--- SOURCE DATA ---

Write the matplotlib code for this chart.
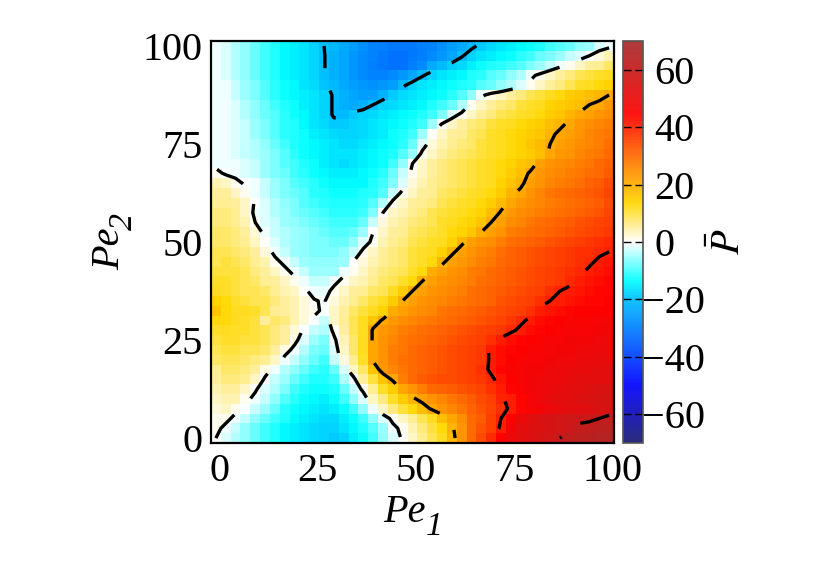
#!/usr/bin/env python3
import numpy as np
import matplotlib
matplotlib.use('Agg')
import matplotlib.pyplot as plt
from matplotlib.colors import LinearSegmentedColormap
from matplotlib.transforms import ScaledTranslation

plt.rcParams['font.family'] = ['Liberation Serif', 'DejaVu Serif']
plt.rcParams['mathtext.fontset'] = 'stix'

pe1 = [0, 2.5, 5, 7.5, 10, 12.5, 15, 17.5, 20, 22.5, 25, 27.5, 30, 32.5, 35, 37.5, 40, 42.5, 45, 47.5, 50,
       52.5, 55, 57.5, 60, 62.5, 65, 67.5, 70, 72.5, 75, 77.5, 80, 82.5, 85, 87.5, 90, 92.5, 95, 97.5, 100]
pe2 = pe1

# rows go from Pe2 = 100 (top of the map) down to Pe2 = 0
pbar = [
    [-1, -2, -4, -6, -8, -10, -12, -14, -15, -16, -18, -20, -21, -23, -25, -27, -29, -30, -31, -31, -31,
     -30, -29, -27, -25, -23, -21, -19, -17, -16, -15, -14, -13, -12, -10, -9, -8, -6, -5, -2, -1],
    [-1, -2, -4, -6, -8, -10, -12, -14, -15, -16, -18, -19.8, -22, -24, -26, -28, -29, -31, -32, -32, -31,
     -30, -28, -26, -24, -20.5, -18, -16, -15, -14, -13, -11, -10, -8, -7, -5, -3, -2, 0, 2, 4],
    [-1, -2, -4, -6, -8, -10, -12, -14, -15, -16, -18, -19.8, -22, -24, -26, -28, -30, -31, -32, -32, -30,
     -28, -23, -20.5, -18.5, -17, -15, -13, -12, -11, -10, -9, -7, -5, -3, -1, 1, 3, 5, 6, 8],
    [-1, -2, -4, -6, -8, -10, -12, -14, -15, -16, -18, -19.8, -22, -24, -26, -28, -29, -29, -28, -26, -24,
     -20.5, -18, -16, -15, -14, -12, -11, -9, -8, -6, -4, -1, 1, 3, 5, 7, 9, 10, 11, 12],
    [-1, -1, -3, -5, -7, -9, -11, -13, -14, -16, -17, -19.5, -21, -23, -25, -26, -27, -26, -25, -21, -18,
     -16, -15, -14, -13, -12, -11, -9, -8, -6, -4, -2, 1, 3, 5, 7, 9, 11, 12, 13, 14],
    [-1, -1, -3, -5, -7, -9, -11, -13, -14, -15, -16, -18, -20.5, -22, -24, -25, -25, -22, -19, -17, -16,
     -15, -14, -13, -11, -9, -6, -1, 1.5, 3, 5, 7, 9, 10, 12, 13, 15, 16, 17, 18.5, 20],
    [-1, -1, -2, -4, -6, -8, -10, -12, -13, -15, -16, -18, -20.5, -22, -23, -22, -20, -18, -17, -16, -15,
     -14, -12, -10, -8, -4, 1, 3, 5, 7, 8, 10, 11, 12, 14, 15, 16, 17, 20, 21, 23],
    [-1, -1, -2, -4, -6, -8, -9, -11, -13, -14, -16, -18, -20.5, -20.5, -19, -18, -17, -16, -15, -14, -13,
     -12, -10, -7, -2, 1, 3, 5, 7, 9, 10, 11, 12, 13, 15, 16, 19, 21, 22, 24, 25],
    [-1, -1, -2, -3, -5, -7, -9, -11, -12, -14, -16, -17, -19, -19, -18, -17, -16, -15, -14, -13, -12,
     -10, -5, 0.5, 3, 5, 7, 8, 10, 11, 12, 13, 14, 15, 17, 19, 21, 23, 25, 26, 27],
    [-1, -1, -2, -3, -5, -7, -9, -11, -12, -13, -15, -16, -17, -18, -18, -17, -16, -15, -13, -12, -10,
     -5, 0, 3, 5, 6, 8, 9, 11, 12, 13, 14, 15, 16, 19, 21, 22, 24, 26, 27, 28],
    [-1, -1, -2, -3, -4, -6, -8, -10, -12, -13, -14, -15, -16, -17, -17, -16, -15, -14, -13, -11, -8,
     -2, 2, 4, 6, 7, 8, 10, 11, 12, 13, 14, 16, 18, 20, 22, 23, 25, 26, 27, 29],
    [-1, -1, -2, -3, -4, -5, -7, -9, -11, -13, -14, -15, -16, -16, -16, -15, -14, -13, -12, -9, -5,
     1, 3, 5, 7, 8, 9, 10, 11, 12, 13, 14, 15, 17, 21, 23, 24, 26, 27, 28, 30],
    [-1, -1, -1, -2, -3, -5, -7, -9, -10, -12, -13, -15, -16, -17, -16, -15, -14, -13, -10, -6, 0,
     3, 5, 7, 8, 9, 10, 11, 12, 13, 14, 16, 17, 22, 24, 25, 26, 27, 28, 30, 31],
    [1, -0.5, -1, -2, -3, -5, -7, -8, -10, -11, -13, -14, -15, -15, -15, -14, -13, -11, -8, -3, 1,
     3, 5, 7, 8, 9, 10, 11, 12, 13, 15, 17, 21, 23, 25, 26, 27, 28, 29, 30, 32],
    [4, 3, 1, -0.5, -1, -3, -5, -7, -9, -10, -11, -13, -14, -14, -14, -14, -12, -10, -7, -2, 2,
     4, 6, 7, 8, 9, 10, 11, 12, 14, 16, 19, 22, 24, 26, 27, 28, 29, 31, 32, 34],
    [5, 5, 3, 1, -1, -3, -5, -7, -8, -9, -11, -12, -13, -13, -13, -12, -11, -9, -3, 1, 3,
     5, 6, 8, 9, 10, 11, 12, 13, 15, 19, 21, 24, 26, 28, 29, 30, 31, 32, 33, 35],
    [6, 6, 5, 3, -0.5, -2, -4, -6, -7, -9, -10, -11, -12, -12, -12, -11, -9, -4, 1, 3, 5,
     6, 7, 9, 10, 11, 12, 13, 15, 18, 21, 23, 25, 26, 27, 28, 29, 30, 31, 32, 34],
    [7, 7, 6, 3, -1, -2, -4, -5, -7, -8, -9, -10, -11, -11, -11, -10, -7, 0, 3, 4, 6,
     7, 9, 10, 11, 12, 13, 14, 17, 20.5, 23, 25, 26, 27, 28, 29, 30, 31, 32, 33, 35],
    [7, 7, 6, 4, 0, -2, -3, -5, -6, -7, -8, -9, -10, -10, -10, -8, -3, 2, 4, 5, 7,
     8, 9, 11, 12, 13, 14, 16, 20, 22, 25, 26, 28, 29, 30, 31, 32, 33, 34, 35, 36],
    [8, 8, 7, 5, 2, -1, -3, -4, -5, -6, -7, -8, -9, -9, -8, -5, 0, 3, 5, 6, 8,
     9, 10, 11, 13, 14, 16, 20, 22, 24, 27, 28, 29, 30, 31, 32, 33, 34, 35, 36, 37],
    [8, 8, 7, 6, 3, 0.5, -2, -4, -5, -6, -7, -7, -8, -8, -6, -2, 1, 4, 6, 7, 9,
     10, 11, 12, 14, 19, 22, 24, 25, 27, 29, 30, 31, 32, 33, 34, 35, 36, 37, 38, 39],
    [9, 9, 8, 7, 5, 2, -1, -3, -5, -6, -7, -7, -7, -6, -3, 1, 3, 5, 7, 8, 10,
     11, 12, 14, 19, 22, 24, 26, 27, 29, 31, 32, 33, 34, 35, 36, 37, 38, 38, 39, 40],
    [9, 10, 9, 8, 6, 4, 1, -1, -3, -5, -6, -6, -6, -5, 0, 2, 4, 6, 7, 8, 10,
     11, 13, 19, 22, 23, 25, 27, 28, 30, 31, 32, 33, 34, 35, 36, 37, 38, 39, 41, 42],
    [10, 10, 10, 9, 7, 5, 3, 1, -1, -3, -5, -5, -5, -1, 1, 3, 5, 7, 8, 9, 11,
     13, 20, 22, 24, 25, 27, 28, 30, 31, 32, 33, 34, 35, 36, 37, 38, 39, 41, 42, 43],
    [11, 11, 10, 9, 8, 6, 5, 3, 1, -1, -3, -3, -1, 1, 3, 4, 6, 8, 9, 11, 13,
     20, 22, 24, 25, 26, 27, 29, 30, 31, 32, 33, 34, 35, 36, 37, 39, 41, 42, 43, 44],
    [12, 11, 10, 9, 9, 8, 6, 4, 3, 0.5, -1, -1.5, 1, 3, 5, 6, 8, 9, 12, 15, 20,
     22, 24, 25, 26, 27, 29, 30, 31, 32, 33, 34, 35, 36, 38, 40, 41, 42, 43, 44, 44],
    [14, 13, 11, 10, 9, 9, 7, 5, 4, 2, 0.2, -0.3, 2, 4, 6, 8, 10, 12, 15, 20, 22,
     24, 25, 26, 27, 28, 29, 30, 31, 33, 34, 35, 36, 38, 40, 41, 42, 43, 44, 44, 45],
    [16, 13, 12, 12, 11, 9, 6, 5, 4, 2, 0.6, -0.5, 3, 5, 8, 10, 12, 14, 20, 22, 24,
     25, 26, 28, 29, 30, 31, 32, 33, 34, 35, 36, 38, 41, 42, 43, 44, 45, 45, 45, 45],
    [13, 13, 12, 11, 10, 5, 8, 7, 4, 2, -0.5, -3, 3, 6, 9, 12, 16, 21, 23, 25, 26,
     27, 28, 29, 30, 31, 32, 33, 34, 35, 37, 39, 41, 43, 44, 45, 46, 46, 46, 47, 47],
    [11, 12, 11, 11, 10, 9, 7, 5, 2, -0.5, -3, -4, 1, 5, 9, 12, 21, 23, 25, 27, 28,
     29, 30, 31, 32, 33, 34, 35, 36, 37, 39, 41, 43, 44, 45, 46, 47, 47, 47, 48, 48],
    [10, 11, 11, 10, 10, 9, 7, 5, 1, -2, -5, -7, -1, 4, 8, 12, 21, 24, 26, 28, 29,
     30, 31, 32, 33, 34, 35, 36, 38, 41, 43, 44, 45, 46, 47, 47, 48, 48, 48, 49, 50],
    [9, 10, 10, 9, 9, 8, 5, 1.5, -1, -4, -7, -8, -2, 3, 8, 12, 21, 24, 27, 28, 30,
     31, 32, 33, 34, 35, 36, 37, 41, 43, 44, 45, 46, 47, 47, 48, 48, 49, 49, 50, 50],
    [8, 9, 9, 8, 7, 6, 3, -1, -3, -6, -8, -10, -3, 2, 6, 11, 21, 24, 27, 29, 30,
     31, 32, 33, 34, 35, 36, 37, 41, 43, 45, 46, 47, 47, 48, 49, 49, 50, 50, 51, 51],
    [6, 8, 8, 7, 5, 1.5, -1, -4, -6, -8, -10, -11, -8, -2, 3, 8, 16, 23, 26, 28, 30,
     31, 32, 33, 34, 35, 36, 38, 41, 44, 46, 47, 48, 48, 49, 50, 50, 51, 51, 52, 52],
    [5, 7, 7, 6, 3, -0.5, -3, -5, -8, -10, -12, -12, -10, -4, -1, 5, 10, 16, 21, 27, 30,
     32, 33, 34, 34, 35, 36, 37, 39, 42, 45, 47, 48, 49, 50, 50, 51, 52, 52, 53, 53],
    [4, 5, 5, 3, 0.5, -2, -4, -7, -10, -12, -13, -13, -12, -8, -3, 1, 6, 11, 15, 21, 24,
     27, 30, 31, 32, 33, 34, 35, 38, 41, 44, 46, 48, 49, 50, 51, 52, 53, 54, 55, 55],
    [3, 4, 4, 1, -1, -3, -6, -9, -11, -13, -14, -15, -13, -10, -6, -2, 3, 7, 11, 15, 19,
     22, 24, 26, 28, 30, 32, 34, 36, 39.5, 41, 44, 47, 49, 51, 52, 53, 54, 55, 56, 56],
    [2, 3, 1, -0.5, -3, -5, -8, -11, -13, -14, -15, -16, -15, -13, -10, -6, -1, 3, 7, 10, 13,
     17, 21, 24, 26, 28, 31, 33, 35, 38, 41, 44, 47, 48, 50, 51, 52, 53, 54, 55, 56],
    [1, 1, -1, -3, -6, -8, -10, -12, -14, -15, -16, -17, -17, -15, -13, -10, -6, -2, 1, 3, 6,
     9, 12, 17, 21, 25, 30, 32, 36, 40, 45, 50, 53, 55, 56, 57, 58, 59, 59, 60, 62],
    [1, -1, -3, -6, -8, -10, -12, -14, -15, -16, -17, -18, -18, -16, -14, -12, -9, -5, -1, 1, 4,
     7, 10, 13, 19, 24, 30, 33, 36, 41, 48, 52, 54, 55, 56, 57, 59, 61, 62, 63, 64],
    [0, -2, -4, -6, -8, -10, -12, -14, -15, -16, -17, -18, -19, -18, -15, -13, -10, -6, -2, 0.5, 3,
     6, 9, 12, 18, 24, 30, 34, 39, 45, 50, 52, 54, 56, 57, 60, 62, 63, 64, 65, 66],
]

contour_levels = [-20, 0, 20, 40, 60]
axis_ticks = [0, 25, 50, 75, 100]
bar_ticks = [-60, -40, -20, 0, 20, 40, 60]

cmap_colors = [(0.0, '#191970'), (0.143, '#0000ff'), (0.357, '#00bfff'), (0.4036, '#00ffff'),
               (0.5, '#ffffff'), (0.596, '#ffd700'), (0.68, '#ff8c00'), (0.82, '#ff0000'),
               (1.0, '#a52a2a')]
cmap = LinearSegmentedColormap.from_list('pbar', cmap_colors, N=256)

W, H = 830, 581
fig = plt.figure(figsize=(W / 100, H / 100), dpi=100)
ax = fig.add_axes([211 / W, 1 - 443 / H, 403 / W, 402 / H])
cax = fig.add_axes([623 / W, 1 - 443 / H, 20 / W, 402 / H])

z = np.array(pbar)[::-1]
mesh = ax.pcolormesh(pe1, pe2, z, cmap=cmap, vmin=-70, vmax=70, shading='nearest', rasterized=True)
ax.contour(pe1, pe2, z, levels=contour_levels, colors='black', linewidths=2.4,
           linestyles=[(0, (9, 7))])
ax.set_xlim(-1.25, 101.25)
ax.set_ylim(-1.25, 101.25)
ax.set_xticks(axis_ticks)
ax.set_yticks(axis_ticks)
ax.tick_params(length=0, labelsize=29, pad=6)
ax.tick_params(axis='x', pad=7)
for lab in ax.get_xticklabels():
    lab.set_transform(lab.get_transform() + ScaledTranslation(3.5 / 100, 0, fig.dpi_scale_trans))
for spine in ax.spines.values():
    spine.set_linewidth(1.6)


def label_text(px, py, s, size, rotation=0):
    fig.text(px / W, 1 - py / H, s, fontsize=size, style='italic', rotation=rotation,
             rotation_mode='anchor', ha='left', va='baseline')


# axis names are set by hand, mathtext will not slant the subscript digit
label_text(383, 522, 'Pe', 29)
label_text(426, 535, '1', 24.5)
label_text(119, 270, 'Pe', 29, rotation=90)
label_text(132, 230, '2', 24.5, rotation=90)

cb = fig.colorbar(mesh, cax=cax, ticks=bar_ticks)
cb.outline.set_edgecolor('#555555')
cb.outline.set_linewidth(1.2)
cb.solids.set_alpha(0.92)
cax.tick_params(direction='in', left=True, right=True, length=6, width=1, color='black', labelsize=29, pad=8)
for lab, val in zip(cax.get_yticklabels(), bar_ticks):
    if val < 0:
        lab.set_transform(lab.get_transform() + ScaledTranslation(-12 / 100, 0, fig.dpi_scale_trans))
cb.set_label(r'$\bar{P}$', fontsize=29)
cax.yaxis.set_label_coords(4.4, 0.5)

fig.savefig('out.png', dpi=100)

---

Take the material above from its first line through the line holding "plt.rcParams['mathtext.fontset'] = 'stix'" and set it down exactly, without the pictures.

Write the matplotlib code for this chart.
#!/usr/bin/env python3
import numpy as np
import matplotlib
matplotlib.use('Agg')
import matplotlib.pyplot as plt
from matplotlib.colors import LinearSegmentedColormap
from matplotlib.transforms import ScaledTranslation

plt.rcParams['font.family'] = ['Liberation Serif', 'DejaVu Serif']
plt.rcParams['mathtext.fontset'] = 'stix'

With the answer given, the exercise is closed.